A few hours after you’re done, those carbohydrates are broken down in the small intestine into their simplest chemical form; monosaccharides, the most important of which is glucose - a 6-carbon molecule that’s in the shape of a ring.
Glucose moves from the small intestine into the bloodstream, and blood glucose levels rise, which causes the pancreas to secretes a hormone called insulin.
Insulin makes more glucose enter cells through specific transporters called GLUTs.
Once glucose is in the cell, an enzyme called hexokinase attaches a phosphate group to its sixth carbon, creating glucose-6-phosphate.
From there, the cell has the option to take glucose through a metabolic pathway called glycolysis; which is the breakdown of glucose in order to generate ATP.
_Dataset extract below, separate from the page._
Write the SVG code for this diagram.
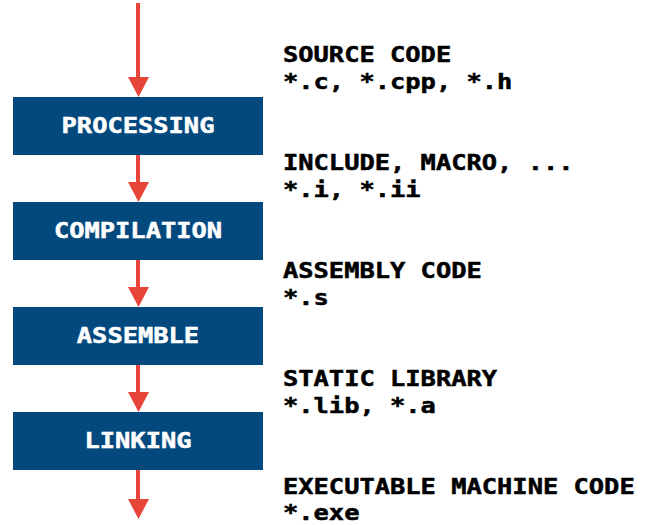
<svg xmlns="http://www.w3.org/2000/svg" width="650" height="525" viewBox="0 0 650 525">
<style>
.box{fill:#03497E}
.bt{font-family:"DejaVu Sans Mono",monospace;font-weight:bold;font-size:21px;fill:#FFFFFF;stroke:#FFFFFF;stroke-width:0.5;text-anchor:middle}
.lt{font-family:"DejaVu Sans Mono",monospace;font-weight:bold;font-size:21px;fill:#000000;stroke:#000000;stroke-width:0.5}
.ar{stroke:#E8453A;stroke-width:4;fill:none}
.hd{fill:#E8453A}
</style>
<rect width="650" height="525" fill="#FFFFFF"/>
<g id="connectors">
<line class="ar" x1="138" y1="3" x2="138" y2="79"/>
<polygon class="hd" points="128,77 149,77 138.5,97"/>
<line class="ar" x1="138" y1="155" x2="138" y2="184"/>
<polygon class="hd" points="128,182 149,182 138.5,202"/>
<line class="ar" x1="138" y1="260" x2="138" y2="289"/>
<polygon class="hd" points="128,287 149,287 138.5,307"/>
<line class="ar" x1="138" y1="365" x2="138" y2="394"/>
<polygon class="hd" points="128,392 149,392 138.5,412"/>
<line class="ar" x1="138" y1="470" x2="138" y2="501"/>
<polygon class="hd" points="128,499 149,499 138.5,519"/>
</g>
<g id="processing">
<rect class="box" x="13" y="97" width="250" height="58"/>
<text class="bt" transform="translate(138,133) scale(1.21,1)">PROCESSING</text>
</g>
<g id="compilation">
<rect class="box" x="13" y="202" width="250" height="58"/>
<text class="bt" transform="translate(138,238) scale(1.21,1)">COMPILATION</text>
</g>
<g id="assemble">
<rect class="box" x="13" y="307" width="250" height="58"/>
<text class="bt" transform="translate(138,343) scale(1.21,1)">ASSEMBLE</text>
</g>
<g id="linking">
<rect class="box" x="13" y="412" width="250" height="58"/>
<text class="bt" transform="translate(138,448) scale(1.21,1)">LINKING</text>
</g>
<g id="labels">
<text class="lt" transform="translate(283,62) scale(1.21,1)">SOURCE CODE</text>
<text class="lt" transform="translate(283,89) scale(1.21,1)">*.c, *.cpp, *.h</text>
<text class="lt" transform="translate(283,170) scale(1.21,1)">INCLUDE, MACRO, ...</text>
<text class="lt" transform="translate(283,197) scale(1.21,1)">*.i, *.ii</text>
<text class="lt" transform="translate(283,278) scale(1.21,1)">ASSEMBLY CODE</text>
<text class="lt" transform="translate(283,305) scale(1.21,1)">*.s</text>
<text class="lt" transform="translate(283,386) scale(1.21,1)">STATIC LIBRARY</text>
<text class="lt" transform="translate(283,413) scale(1.21,1)">*.lib, *.a</text>
<text class="lt" transform="translate(283,494) scale(1.21,1)">EXECUTABLE MACHINE CODE</text>
<text class="lt" transform="translate(283,520) scale(1.21,1)">*.exe</text>
</g>
</svg>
But if the cell doesn’t need ATP, glucose can be used to make some other useful products by entering an alternative metabolic pathway called the pentose phosphate pathway.
The pentose phosphate pathway is named for the products it ultimately generates; pentose refers to a five-carbon sugar called ribose, and phosphate refers to a molecule called nicotinamide adenine dinucleotide phosphate, or NADPH.
So the pentose phosphate pathway is an alternative pathway that glucose can enter when cells need to make more ribose and NADPH.
Ribose can be used to make nucleotides, which are the building blocks of our DNA and RNA.
And NADPH is rich in electrons, and can be used in various anabolic pathways.
Anabolic pathways are ones that synthesize molecules like fatty acids, from scratch, and require an electron donor - such as NADPH.
Like glycolysis, the pentose phosphate pathway happens exclusively in the cytoplasm and it doesn’t require any special organelles which means that all of our cells can use this pathway.
The pentose phosphate pathway can be divided into two phases: an irreversible oxidative phase that ultimately yields NADPH, and a reversible non-oxidative phase that yields ribose.